**PROBLEM**
The lines from the beginning of the records below through the one holding "(rootB) at (563,121.7)" are to be copied exactly; leave the pictures out.

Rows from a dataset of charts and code
+--

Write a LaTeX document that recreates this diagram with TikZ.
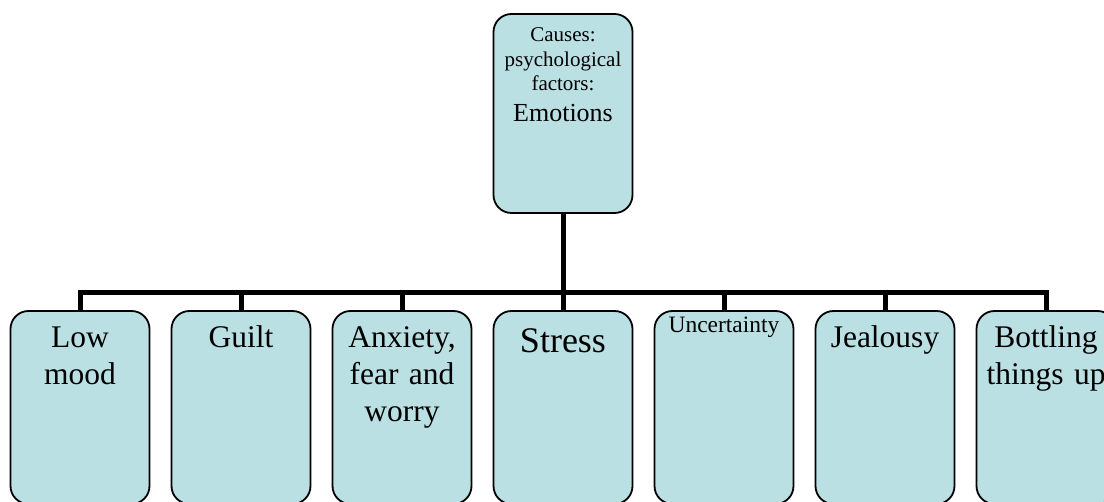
\documentclass[tikz,border=0pt]{standalone}
\usepackage{fontspec}
\setmainfont{Liberation Serif}
\begin{document}
\begin{tikzpicture}[x=1pt,y=-1pt,
  box/.style={draw=black, line width=1.8pt, fill=boxfill, rounded corners=18pt,
    minimum width=139pt, inner sep=0pt},
  kid/.style={box, minimum height=193pt},
  lbl/.style={anchor=base, align=center, text width=136pt, inner sep=0pt},
  big/.style={font=\fontsize{31.5}{37}\selectfont},
  link/.style={line width=5pt}]
\definecolor{boxfill}{RGB}{187,224,227}
\useasboundingbox (0,0) rectangle (1104,502);
\clip (0,0) rectangle (1104,502);

% root box
\node[box, minimum height=199pt] (root) at (563,113.5) {};
\node[lbl, font=\fontsize{21}{24.5}\selectfont] (rootA) at (563,41.7)
  {Causes:\\psychological\\factors:};
\node[lbl, font=\fontsize{26}{31}\selectfont] (rootB) at (563,121.7) {Emotions};

% child boxes
\node[kid] (b1) at (80,407.5) {};
\node[kid] (b2) at (241,407.5) {};
\node[kid] (b3) at (402,407.5) {};
\node[kid] (b4) at (563,407.5) {};
\node[kid] (b5) at (724,407.5) {};
\node[kid] (b6) at (885,407.5) {};
\node[kid] (b7) at (1046,407.5) {};

\node[lbl, big] (t1) at (80,348) {Low\\mood};
\node[lbl, big] (t2) at (241,348) {Guilt};
\node[lbl, big] (t3) at (402,348) {Anxiety,\\fear and\\worry};
\node[lbl, font=\fontsize{36}{42}\selectfont] (t4) at (563,353) {Stress};
\node[lbl, font=\fontsize{23.5}{28}\selectfont] (t5) at (724,333) {Uncertainty};
\node[lbl, big] (t6) at (885,348) {Jealousy};
\node[lbl, big] (t7) at (1046,348) {Bottling\\things up};

% connectors
\coordinate (bus) at (563,292.5);
\draw[link] (root.south) -- (bus);
\draw[link] (b1.north) -- (b1.north |- bus) -- (b7.north |- bus) -- (b7.north);
\foreach \k in {b2,b3,b4,b5,b6}
  \draw[link] (\k.north) -- (\k.north |- bus);
\end{tikzpicture}
\end{document}
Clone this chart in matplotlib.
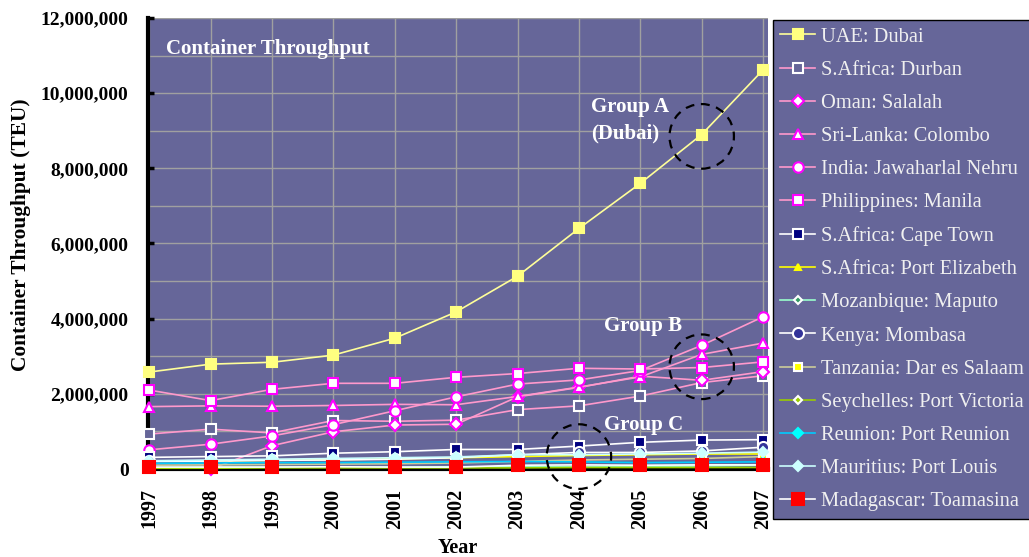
import matplotlib
matplotlib.use("Agg")
import matplotlib.pyplot as plt
from matplotlib.patches import Ellipse
from matplotlib.ticker import FuncFormatter, MultipleLocator

plt.rcParams['font.family'] = ['Liberation Serif', 'DejaVu Serif']

# Data (TEU)
years = [1997, 1998, 1999, 2000, 2001, 2002, 2003, 2004, 2005, 2006, 2007]

dubai = [2.58e6, 2.79e6, 2.84e6, 3.03e6, 3.48e6, 4.18e6, 5.13e6, 6.40e6, 7.60e6, 8.90e6, 10.62e6]
durban = [0.93e6, 1.06e6, 0.96e6, 1.29e6, 1.27e6, 1.30e6, 1.58e6, 1.68e6, 1.94e6, 2.30e6, 2.48e6]
salalah = [None, 0.0, 0.62e6, 0.99e6, 1.17e6, 1.19e6, 1.92e6, 2.17e6, 2.47e6, 2.36e6, 2.59e6]
colombo = [1.66e6, 1.68e6, 1.67e6, 1.69e6, 1.72e6, 1.71e6, 1.93e6, 2.18e6, 2.45e6, 3.05e6, 3.35e6]
jnpt = [0.51e6, 0.66e6, 0.88e6, 1.18e6, 1.55e6, 1.92e6, 2.26e6, 2.37e6, 2.62e6, 3.29e6, 4.05e6]
manila = [2.10e6, 1.82e6, 2.12e6, 2.28e6, 2.28e6, 2.44e6, 2.54e6, 2.68e6, 2.66e6, 2.70e6, 2.85e6]
cape_town = [0.31e6, 0.33e6, 0.35e6, 0.42e6, 0.46e6, 0.52e6, 0.52e6, 0.61e6, 0.71e6, 0.77e6, 0.78e6]
port_elizabeth = [0.21e6, 0.22e6, 0.23e6, 0.25e6, 0.27e6, 0.30e6, 0.33e6, 0.36e6, 0.38e6, 0.40e6, 0.40e6]
maputo = [0.04e6, 0.05e6, 0.05e6, 0.05e6, 0.05e6, 0.06e6, 0.06e6, 0.07e6, 0.07e6, 0.08e6, 0.10e6]
mombasa = [0.20e6, 0.21e6, 0.23e6, 0.24e6, 0.26e6, 0.30e6, 0.38e6, 0.44e6, 0.44e6, 0.48e6, 0.58e6]
dar_es_salaam = [0.10e6, 0.11e6, 0.12e6, 0.13e6, 0.14e6, 0.16e6, 0.20e6, 0.24e6, 0.26e6, 0.28e6, 0.33e6]
port_victoria = [0.02e6, 0.02e6, 0.03e6, 0.03e6, 0.03e6, 0.03e6, 0.03e6, 0.04e6, 0.04e6, 0.04e6, 0.04e6]
port_reunion = [0.15e6, 0.16e6, 0.17e6, 0.17e6, 0.18e6, 0.19e6, 0.20e6, 0.19e6, 0.17e6, 0.18e6, 0.19e6]
port_louis = [0.22e6, 0.24e6, 0.26e6, 0.28e6, 0.30e6, 0.32e6, 0.38e6, 0.38e6, 0.40e6, 0.42e6, 0.45e6]
toamasina = [0.05e6, 0.05e6, 0.05e6, 0.06e6, 0.05e6, 0.05e6, 0.10e6, 0.11e6, 0.10e6, 0.11e6, 0.11e6]

# label, values, line colour, marker, face, edge, size
series = [
    ("UAE: Dubai", dubai, "#FFFF99", "s", "#FFFF80", "#FFFF80", 7),
    ("S.Africa: Durban", durban, "#FF99CC", "s", "#666699", "white", 7),
    ("Oman: Salalah", salalah, "#FF99CC", "D", "white", "#FF00FF", 6),
    ("Sri-Lanka: Colombo", colombo, "#FF99CC", "^", "white", "#FF00FF", 7.5),
    ("India: Jawaharlal Nehru", jnpt, "#FF99CC", "o", "white", "#FF00FF", 7.5),
    ("Philippines: Manila", manila, "#FF99CC", "s", "white", "#FF00FF", 7),
    ("S.Africa: Cape Town", cape_town, "white", "s", "#000080", "white", 7),
    ("S.Africa: Port Elizabeth", port_elizabeth, "#FFFF00", "^", "#FFFF00", "#FFFF00", 5),
    ("Mozanbique: Maputo", maputo, "#99FFCC", "D", "#339966", "white", 4.5),
    ("Kenya: Mombasa", mombasa, "white", "o", "#333399", "white", 8),
    ("Tanzania: Dar es Salaam", dar_es_salaam, "#CCCC99", "s", "#FFFF00", "white", 6),
    ("Seychelles: Port Victoria", port_victoria, "#99CC00", "D", "#99CC00", "white", 4.5),
    ("Reunion: Port Reunion", port_reunion, "#00CCFF", "D", "#00FFFF", "#00FFFF", 5),
    ("Mauritius: Port Louis", port_louis, "#CCFFFF", "D", "#CCFFFF", "#CCFFFF", 5.5),
    ("Madagascar: Toamasina", toamasina, "white", "s", "#FF0000", "#FF0000", 9),
]

fig = plt.figure(figsize=(10.29, 5.57), dpi=100)
ax = fig.add_axes([148 / 1029, 1 - 469 / 557, 620 / 1029, 451 / 557])
ax.set_facecolor("#666699")

for label, vals, lc, mk, fc, ec, ms in series:
    ax.plot(years, [float('nan') if v is None else v for v in vals],
            color=lc, lw=1.2, marker=mk, markersize=ms,
            markerfacecolor=fc, markeredgecolor=ec, markeredgewidth=1.5,
            label=label, clip_on=False, zorder=3)

ax.set_xlim(1996.98, 2007.08)
ax.set_ylim(0, 12e6)
ax.yaxis.set_major_locator(MultipleLocator(2e6))
ax.yaxis.set_minor_locator(MultipleLocator(1e6))
ax.yaxis.set_major_formatter(FuncFormatter(lambda v, p: f"{v:,.0f}"))
ax.set_xticks(years)
ax.set_xticklabels([str(y) for y in years], rotation=90, fontsize=14.5, fontweight='bold')
for t in ax.get_yticklabels():
    t.set_fontsize(14)
    t.set_fontweight('bold')

ax.grid(True, which='both', color='#A0A0A0', lw=1, zorder=1)
ax.set_axisbelow(True)
ax.tick_params(axis='y', which='major', direction='in', length=4, width=2.5, pad=14)
ax.tick_params(axis='y', which='minor', length=0)
ax.tick_params(axis='x', length=0, pad=14)

for s in ['top', 'right']:
    ax.spines[s].set_visible(False)
ax.spines['left'].set_linewidth(3)
ax.spines['bottom'].set_linewidth(3)

ax.set_ylabel("Container Throughput (TEU)", fontsize=15.4, fontweight='bold', va='center')
ax.set_xlabel("Year", fontsize=14.5, fontweight='bold', va='center')
ax.yaxis.set_label_coords(-0.205, 0.52)
ax.xaxis.set_label_coords(0.5, -0.175)

# annotations
txt = dict(color='white', fontweight='bold', fontsize=15, transform=ax.transAxes, va='center', ha='left')
ax.text(0.029, 0.931, "Container Throughput", **txt)
ax.text(0.7145, 0.803, "Group A", **txt)
ax.text(0.7145, 0.745, "(Dubai)", **txt)
ax.text(0.735, 0.317, "Group B", **txt)
ax.text(0.735, 0.0976, "Group C", **txt)

for cx, cy in [(2006, 8.85e6), (2006, 2.72e6), (2004, 0.33e6)]:
    ax.add_patch(Ellipse((cx, cy), width=1.05, height=1.72e6, fill=False,
                         ec='black', lw=1.6, ls=(0, (4, 3)), clip_on=False, zorder=5))

leg = fig.legend(loc='upper left', bbox_to_anchor=(773 / 1029, 1 - 20 / 557),
                 fontsize=14.8, frameon=True, fancybox=False, framealpha=1,
                 facecolor='#666699', edgecolor='black', labelspacing=0.67,
                 handlelength=1.7, borderpad=0.35, handletextpad=0.3,
                 borderaxespad=0)
for t in leg.get_texts():
    t.set_color('#F0F0F0')

fig.savefig("out.png", dpi=100)
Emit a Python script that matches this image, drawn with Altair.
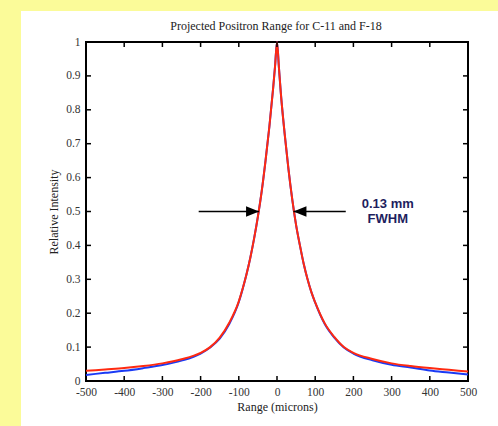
import altair as alt
import pandas as pd

# Positron range profiles (relative intensity vs. range in microns)
range_um = [-500, -450, -400, -350, -300, -250, -200, -175, -150, -125, -100, -90, -80,
            -70, -60, -50, -40, -30, -20, -10, -5, 0, 5, 10, 20, 30,
            40, 50, 60, 70, 80, 90, 100, 125, 150, 175, 200, 250, 300, 350, 400, 450, 500]
c11 = [0.030, 0.034, 0.038, 0.044, 0.052, 0.064, 0.083, 0.100, 0.128, 0.172, 0.235, 0.272,
       0.314, 0.363, 0.420, 0.485, 0.560, 0.650, 0.750, 0.865, 0.930, 1.000,
       0.925, 0.850, 0.730, 0.625, 0.535, 0.460, 0.400, 0.345, 0.300, 0.262,
       0.232, 0.170, 0.130, 0.100, 0.083, 0.065, 0.052, 0.044, 0.038, 0.033, 0.028]
f18 = [0.018, 0.024, 0.030, 0.038, 0.047, 0.060, 0.081, 0.099, 0.125, 0.168, 0.233, 0.271,
       0.314, 0.363, 0.420, 0.485, 0.560, 0.650, 0.750, 0.865, 0.930, 1.000,
       0.925, 0.850, 0.730, 0.625, 0.535, 0.460, 0.400, 0.345, 0.300, 0.262,
       0.231, 0.168, 0.128, 0.099, 0.081, 0.061, 0.048, 0.040, 0.031, 0.025, 0.019]

x_ticks = [-500, -400, -300, -200, -100, 0, 100, 200, 300, 400, 500]
y_ticks = [0, 0.1, 0.2, 0.3, 0.4, 0.5, 0.6, 0.7, 0.8, 0.9, 1]

# FWHM arrows: tail and tip positions at half maximum
arrow_tail = [-205, 180]
arrow_tip = [-47, 43]
arrow_level = [0.5, 0.5]

note_lines = ["0.13 mm", "FWHM"]
note_x = [290, 290]
note_y = [0.522, 0.478]

chart_title = ["Projected Positron Range for C-11 and F-18"]

W, H = 382, 339
SERIF = "Liberation Serif"

curves = pd.DataFrame({
    "x": range_um * 2,
    "y": f18 + c11,
    "s": ["F-18"] * len(range_um) + ["C-11"] * len(range_um),
})
arrows = pd.DataFrame({"tail": arrow_tail, "tip": arrow_tip, "y": arrow_level,
                       "side": ["left", "right"]})
notes = pd.DataFrame({"t": note_lines, "x": note_x, "y": note_y})
titles = pd.DataFrame({"t": chart_title})
xt = pd.DataFrame({"v": x_ticks})
yt = pd.DataFrame({"v": y_ticks})
one = pd.DataFrame({"k": [0]})

xscale = alt.Scale(domain=[-500, 500], nice=False)
yscale = alt.Scale(domain=[0, 1], nice=False)

axis_common = dict(ticks=False, tickSize=0, domain=False, grid=False, labelFont=SERIF,
                   labelFontSize=11.5, labelColor="#333333", labelOverlap=False,
                   labelFlush=False, labelExpr="toString(datum.value)", titleFont=SERIF,
                   titleFontSize=12, titleFontWeight="normal", titleColor="#222222")
x_axis = alt.Axis(values=x_ticks, labelPadding=5, title="Range (microns)",
                  titlePadding=4, **axis_common)
y_axis = alt.Axis(values=y_ticks, labelPadding=6, title="Relative Intensity",
                  titlePadding=5, **axis_common)

# every layer carries the same axis definition so the merged axes stay identical
X = lambda f: alt.X(f, scale=xscale, axis=x_axis)
Y = lambda f: alt.Y(f, scale=yscale, axis=y_axis)

# yellow page border along the top and left edges
band_left = alt.Chart(one).mark_rect(color="#FBFB99").encode(
    x=alt.value(-86), x2=alt.value(-65), y=alt.value(-42), y2=alt.value(H + 45))
band_top = alt.Chart(one).mark_rect(color="#FBFB99").encode(
    x=alt.value(-86), x2=alt.value(W + 30), y=alt.value(-42), y2=alt.value(-31))

title_text = alt.Chart(titles).mark_text(font=SERIF, fontSize=12, color="#222222",
                                         align="center", baseline="middle").encode(
    x=alt.value(W / 2 - 1), y=alt.value(-16), text="t:N")

lines = alt.Chart(curves).mark_line(strokeWidth=2, interpolate="monotone").encode(
    x=X("x:Q"),
    y=Y("y:Q"),
    color=alt.Color("s:N", scale=alt.Scale(domain=["F-18", "C-11"],
                                           range=["#1A3AF5", "#FF2A10"]), legend=None),
    order=alt.Order("x:Q"),
)

# inward tick marks on all four sides
tick_style = dict(color="black", strokeWidth=1.5)
t_bottom = alt.Chart(xt).mark_rule(**tick_style).encode(
    x=X("v:Q"), y=alt.value(H), y2=alt.value(H - 5))
t_top = alt.Chart(xt).mark_rule(**tick_style).encode(
    x=X("v:Q"), y=alt.value(0), y2=alt.value(5))
t_left = alt.Chart(yt).mark_rule(**tick_style).encode(
    y=Y("v:Q"), x=alt.value(0), x2=alt.value(5))
t_right = alt.Chart(yt).mark_rule(**tick_style).encode(
    y=Y("v:Q"), x=alt.value(W), x2=alt.value(W - 5))

shafts = alt.Chart(arrows).mark_rule(color="black", strokeWidth=1.6).encode(
    x=X("tail:Q"), x2="tip:Q", y=Y("y:Q"))
head_r = alt.Chart(arrows[arrows.side == "left"]).mark_point(
    shape="M -1 -0.4 L 0 0 L -1 0.4 Z", filled=True, color="black", opacity=1,
    size=676).encode(x=X("tip:Q"), y=Y("y:Q"))
head_l = alt.Chart(arrows[arrows.side == "right"]).mark_point(
    shape="M 1 -0.4 L 0 0 L 1 0.4 Z", filled=True, color="black", opacity=1,
    size=676).encode(x=X("tip:Q"), y=Y("y:Q"))

note = alt.Chart(notes).mark_text(font="Liberation Sans", fontSize=13, fontWeight="bold",
                                  color="#1E1E5E", align="center", baseline="middle").encode(
    x=X("x:Q"), y=Y("y:Q"), text="t:N")

chart = alt.layer(
    band_left, band_top, title_text, lines, t_bottom, t_top, t_left, t_right,
    shafts, head_r, head_l, note,
).properties(
    width=W, height=H,
    autosize=alt.AutoSizeParams(type="none"),
    padding={"left": 86, "top": 42, "right": 30, "bottom": 45},
    background="white",
).configure_view(stroke="black", strokeWidth=2)

chart.save("out.html", embed_options={"renderer": "svg", "actions": False})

+--

**EXERCISE OUTPUT**
Write a LaTeX document that recreates this diagram with TikZ.
\documentclass[tikz,border=0pt]{standalone}
\usepackage{fontspec}
\setmainfont{Liberation Serif}
\begin{document}
\begin{tikzpicture}[x=1pt,y=-1pt,
  box/.style={draw=black, line width=1.8pt, fill=boxfill, rounded corners=18pt,
    minimum width=139pt, inner sep=0pt},
  kid/.style={box, minimum height=193pt},
  lbl/.style={anchor=base, align=center, text width=136pt, inner sep=0pt},
  big/.style={font=\fontsize{31.5}{37}\selectfont},
  link/.style={line width=5pt}]
\definecolor{boxfill}{RGB}{187,224,227}
\useasboundingbox (0,0) rectangle (1104,502);
\clip (0,0) rectangle (1104,502);

% root box
\node[box, minimum height=199pt] (root) at (563,113.5) {};
\node[lbl, font=\fontsize{21}{24.5}\selectfont] (rootA) at (563,41.7)
  {Causes:\\psychological\\factors:};
\node[lbl, font=\fontsize{26}{31}\selectfont] (rootB) at (563,121.7) {Emotions};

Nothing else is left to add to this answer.